● What is required:
Retype exactly the lines from the first one through the line with "0.01, 0.008, 0.004]", including both ends; skip any pictures.

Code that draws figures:
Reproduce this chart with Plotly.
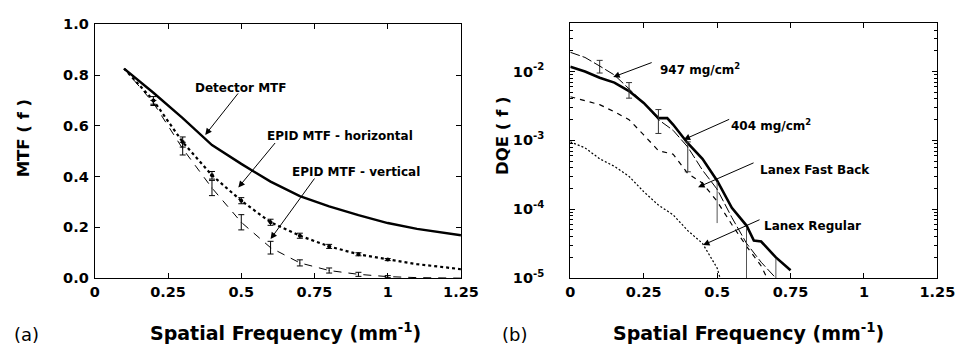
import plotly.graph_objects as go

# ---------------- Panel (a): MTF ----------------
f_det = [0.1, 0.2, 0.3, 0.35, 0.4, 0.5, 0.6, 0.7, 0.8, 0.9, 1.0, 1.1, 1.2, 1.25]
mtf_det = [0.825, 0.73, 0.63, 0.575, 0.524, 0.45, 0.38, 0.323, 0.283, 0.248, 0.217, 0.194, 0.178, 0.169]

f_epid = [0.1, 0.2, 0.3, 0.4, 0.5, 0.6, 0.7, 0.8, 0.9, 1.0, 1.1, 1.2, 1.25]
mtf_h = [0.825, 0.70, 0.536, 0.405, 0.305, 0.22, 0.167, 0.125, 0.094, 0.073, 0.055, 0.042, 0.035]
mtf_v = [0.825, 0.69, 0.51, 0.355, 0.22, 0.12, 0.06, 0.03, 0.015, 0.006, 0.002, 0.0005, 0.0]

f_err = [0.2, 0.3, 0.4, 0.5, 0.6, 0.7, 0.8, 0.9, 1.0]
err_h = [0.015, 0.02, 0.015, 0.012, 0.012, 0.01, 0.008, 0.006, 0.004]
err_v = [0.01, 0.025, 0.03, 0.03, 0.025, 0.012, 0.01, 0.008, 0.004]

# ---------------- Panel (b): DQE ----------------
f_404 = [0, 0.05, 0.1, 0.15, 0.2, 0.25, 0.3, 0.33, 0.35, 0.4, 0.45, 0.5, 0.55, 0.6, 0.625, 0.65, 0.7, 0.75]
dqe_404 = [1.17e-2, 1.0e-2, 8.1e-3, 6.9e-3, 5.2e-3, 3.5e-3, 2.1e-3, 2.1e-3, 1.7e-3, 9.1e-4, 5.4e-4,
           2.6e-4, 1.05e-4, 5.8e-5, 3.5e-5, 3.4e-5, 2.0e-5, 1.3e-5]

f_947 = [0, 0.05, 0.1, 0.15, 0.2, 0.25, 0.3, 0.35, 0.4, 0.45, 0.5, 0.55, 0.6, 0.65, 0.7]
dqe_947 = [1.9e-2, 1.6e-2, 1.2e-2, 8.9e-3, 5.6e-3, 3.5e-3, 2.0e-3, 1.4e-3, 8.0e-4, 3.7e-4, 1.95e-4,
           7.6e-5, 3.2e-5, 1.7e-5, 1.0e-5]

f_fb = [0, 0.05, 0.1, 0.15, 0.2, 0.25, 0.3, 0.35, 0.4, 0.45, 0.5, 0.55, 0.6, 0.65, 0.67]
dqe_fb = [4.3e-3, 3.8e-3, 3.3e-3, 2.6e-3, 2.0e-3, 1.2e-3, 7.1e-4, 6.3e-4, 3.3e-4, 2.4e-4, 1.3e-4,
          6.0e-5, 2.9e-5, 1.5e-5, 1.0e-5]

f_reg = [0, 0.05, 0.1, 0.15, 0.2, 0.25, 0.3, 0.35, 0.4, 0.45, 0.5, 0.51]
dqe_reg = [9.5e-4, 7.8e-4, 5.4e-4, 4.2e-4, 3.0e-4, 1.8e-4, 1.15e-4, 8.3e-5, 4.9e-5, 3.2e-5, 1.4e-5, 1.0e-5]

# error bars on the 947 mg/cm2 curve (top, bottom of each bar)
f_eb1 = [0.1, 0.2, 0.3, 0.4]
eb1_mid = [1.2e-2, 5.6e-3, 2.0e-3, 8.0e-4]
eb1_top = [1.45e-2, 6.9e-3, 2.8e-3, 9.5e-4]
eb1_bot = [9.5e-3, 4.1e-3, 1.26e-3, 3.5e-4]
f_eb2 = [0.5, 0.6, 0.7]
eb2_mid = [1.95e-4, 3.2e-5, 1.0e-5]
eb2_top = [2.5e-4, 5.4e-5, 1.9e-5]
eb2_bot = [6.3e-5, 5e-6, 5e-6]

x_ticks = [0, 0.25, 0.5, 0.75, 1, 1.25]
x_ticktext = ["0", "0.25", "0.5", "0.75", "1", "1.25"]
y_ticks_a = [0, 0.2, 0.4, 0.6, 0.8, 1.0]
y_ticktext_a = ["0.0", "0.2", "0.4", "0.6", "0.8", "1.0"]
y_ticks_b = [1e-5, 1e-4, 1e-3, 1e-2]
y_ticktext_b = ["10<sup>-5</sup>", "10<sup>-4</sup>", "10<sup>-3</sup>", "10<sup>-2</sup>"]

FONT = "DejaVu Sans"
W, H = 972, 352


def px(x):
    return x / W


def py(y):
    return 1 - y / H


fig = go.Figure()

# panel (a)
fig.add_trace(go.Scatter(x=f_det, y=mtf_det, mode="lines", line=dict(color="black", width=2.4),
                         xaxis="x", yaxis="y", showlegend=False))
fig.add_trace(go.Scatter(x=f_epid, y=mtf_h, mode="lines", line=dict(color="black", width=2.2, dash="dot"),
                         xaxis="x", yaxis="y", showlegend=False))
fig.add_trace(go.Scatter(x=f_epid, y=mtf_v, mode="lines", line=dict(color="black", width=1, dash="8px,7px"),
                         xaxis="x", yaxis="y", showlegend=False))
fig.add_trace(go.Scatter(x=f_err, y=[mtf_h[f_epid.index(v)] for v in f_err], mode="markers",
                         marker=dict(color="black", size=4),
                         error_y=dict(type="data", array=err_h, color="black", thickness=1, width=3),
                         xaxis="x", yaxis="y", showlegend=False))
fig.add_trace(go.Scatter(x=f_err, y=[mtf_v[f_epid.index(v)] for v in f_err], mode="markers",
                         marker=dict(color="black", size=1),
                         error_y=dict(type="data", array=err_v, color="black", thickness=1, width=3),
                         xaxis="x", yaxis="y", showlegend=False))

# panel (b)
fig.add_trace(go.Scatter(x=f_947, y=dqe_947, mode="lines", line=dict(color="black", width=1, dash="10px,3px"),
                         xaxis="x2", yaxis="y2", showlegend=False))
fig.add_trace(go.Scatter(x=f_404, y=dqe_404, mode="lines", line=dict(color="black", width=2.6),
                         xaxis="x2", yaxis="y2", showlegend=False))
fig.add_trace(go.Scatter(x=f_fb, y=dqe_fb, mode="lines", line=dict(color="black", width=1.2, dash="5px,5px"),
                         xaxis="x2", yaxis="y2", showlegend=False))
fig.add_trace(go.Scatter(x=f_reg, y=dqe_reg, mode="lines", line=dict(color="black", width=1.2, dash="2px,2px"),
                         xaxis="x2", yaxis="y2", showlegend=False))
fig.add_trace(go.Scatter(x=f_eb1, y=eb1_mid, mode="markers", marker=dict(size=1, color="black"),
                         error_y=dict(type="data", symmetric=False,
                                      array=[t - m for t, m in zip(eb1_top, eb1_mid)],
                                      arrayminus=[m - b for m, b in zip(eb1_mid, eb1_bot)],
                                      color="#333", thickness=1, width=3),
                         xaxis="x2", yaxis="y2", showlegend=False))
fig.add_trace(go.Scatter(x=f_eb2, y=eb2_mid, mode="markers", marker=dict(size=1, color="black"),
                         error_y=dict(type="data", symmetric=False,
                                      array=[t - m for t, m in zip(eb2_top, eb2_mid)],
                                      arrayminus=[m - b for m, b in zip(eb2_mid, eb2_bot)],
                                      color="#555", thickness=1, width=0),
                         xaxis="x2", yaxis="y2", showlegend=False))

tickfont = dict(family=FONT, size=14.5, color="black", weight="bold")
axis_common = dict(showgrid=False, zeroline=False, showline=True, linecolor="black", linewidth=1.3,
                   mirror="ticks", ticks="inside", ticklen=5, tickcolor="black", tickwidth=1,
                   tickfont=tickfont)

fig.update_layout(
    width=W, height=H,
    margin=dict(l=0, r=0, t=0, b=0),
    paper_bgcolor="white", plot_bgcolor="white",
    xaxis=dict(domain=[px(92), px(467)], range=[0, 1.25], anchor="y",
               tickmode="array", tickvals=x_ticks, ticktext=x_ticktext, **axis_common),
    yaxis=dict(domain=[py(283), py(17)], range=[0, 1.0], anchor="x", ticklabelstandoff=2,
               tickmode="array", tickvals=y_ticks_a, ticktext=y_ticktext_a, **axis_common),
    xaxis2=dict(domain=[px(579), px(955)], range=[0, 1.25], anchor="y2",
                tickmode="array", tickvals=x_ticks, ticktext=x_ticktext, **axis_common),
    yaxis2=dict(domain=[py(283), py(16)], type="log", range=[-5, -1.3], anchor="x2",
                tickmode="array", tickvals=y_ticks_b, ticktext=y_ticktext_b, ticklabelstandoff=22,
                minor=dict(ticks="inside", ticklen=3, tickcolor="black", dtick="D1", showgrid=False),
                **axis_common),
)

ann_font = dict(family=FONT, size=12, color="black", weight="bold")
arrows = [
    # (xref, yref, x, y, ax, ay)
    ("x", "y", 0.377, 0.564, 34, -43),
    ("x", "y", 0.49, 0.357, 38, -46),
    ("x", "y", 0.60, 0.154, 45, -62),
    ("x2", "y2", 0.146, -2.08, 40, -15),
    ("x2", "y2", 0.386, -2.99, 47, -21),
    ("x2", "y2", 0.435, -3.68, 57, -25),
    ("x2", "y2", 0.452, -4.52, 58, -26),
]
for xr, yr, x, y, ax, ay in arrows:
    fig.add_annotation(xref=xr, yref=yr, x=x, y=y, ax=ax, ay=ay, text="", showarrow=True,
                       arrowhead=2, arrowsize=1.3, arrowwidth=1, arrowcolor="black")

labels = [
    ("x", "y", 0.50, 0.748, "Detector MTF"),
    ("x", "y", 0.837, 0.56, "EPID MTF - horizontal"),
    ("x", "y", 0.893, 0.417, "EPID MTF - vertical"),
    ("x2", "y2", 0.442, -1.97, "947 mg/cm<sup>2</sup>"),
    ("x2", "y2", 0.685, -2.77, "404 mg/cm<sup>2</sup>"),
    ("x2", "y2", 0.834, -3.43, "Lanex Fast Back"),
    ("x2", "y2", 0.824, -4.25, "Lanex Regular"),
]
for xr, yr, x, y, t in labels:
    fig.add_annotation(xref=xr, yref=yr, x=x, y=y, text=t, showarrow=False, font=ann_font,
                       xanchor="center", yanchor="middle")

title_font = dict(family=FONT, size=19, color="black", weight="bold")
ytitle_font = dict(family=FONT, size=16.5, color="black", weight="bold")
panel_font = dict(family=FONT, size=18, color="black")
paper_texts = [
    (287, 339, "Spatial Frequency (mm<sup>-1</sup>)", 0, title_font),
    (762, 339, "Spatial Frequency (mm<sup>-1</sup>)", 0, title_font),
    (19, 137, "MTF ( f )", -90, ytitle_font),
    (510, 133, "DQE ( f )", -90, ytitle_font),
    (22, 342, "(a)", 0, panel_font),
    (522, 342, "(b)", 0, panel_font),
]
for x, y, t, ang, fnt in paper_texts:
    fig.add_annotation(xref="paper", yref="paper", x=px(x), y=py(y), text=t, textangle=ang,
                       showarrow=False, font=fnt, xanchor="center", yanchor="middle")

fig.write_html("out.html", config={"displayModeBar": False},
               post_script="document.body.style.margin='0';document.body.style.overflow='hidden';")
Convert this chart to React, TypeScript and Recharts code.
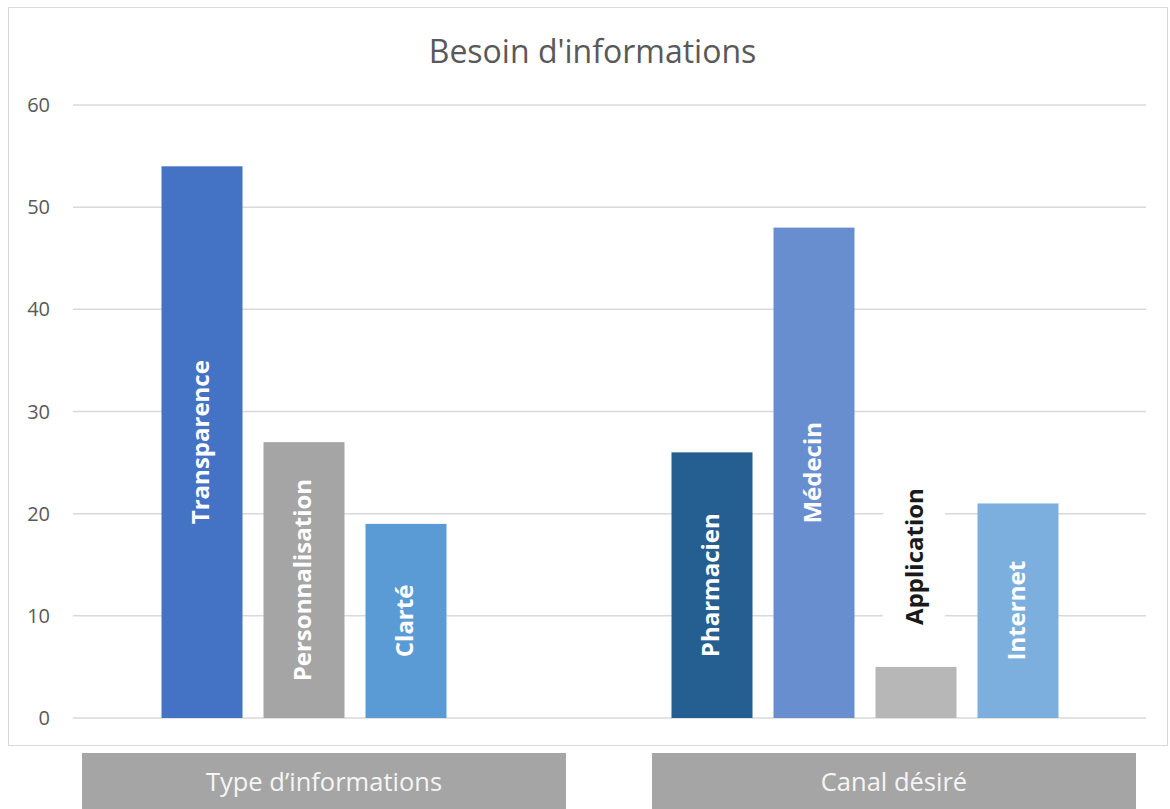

● Task solution:
Reproduce this chart with Plotly.
import plotly.graph_objects as go

# ---------------- Panel (a): MTF ----------------
f_det = [0.1, 0.2, 0.3, 0.35, 0.4, 0.5, 0.6, 0.7, 0.8, 0.9, 1.0, 1.1, 1.2, 1.25]
mtf_det = [0.825, 0.73, 0.63, 0.575, 0.524, 0.45, 0.38, 0.323, 0.283, 0.248, 0.217, 0.194, 0.178, 0.169]

f_epid = [0.1, 0.2, 0.3, 0.4, 0.5, 0.6, 0.7, 0.8, 0.9, 1.0, 1.1, 1.2, 1.25]
mtf_h = [0.825, 0.70, 0.536, 0.405, 0.305, 0.22, 0.167, 0.125, 0.094, 0.073, 0.055, 0.042, 0.035]
mtf_v = [0.825, 0.69, 0.51, 0.355, 0.22, 0.12, 0.06, 0.03, 0.015, 0.006, 0.002, 0.0005, 0.0]

f_err = [0.2, 0.3, 0.4, 0.5, 0.6, 0.7, 0.8, 0.9, 1.0]
err_h = [0.015, 0.02, 0.015, 0.012, 0.012, 0.01, 0.008, 0.006, 0.004]
err_v = [0.01, 0.025, 0.03, 0.03, 0.025, 0.012, 0.01, 0.008, 0.004]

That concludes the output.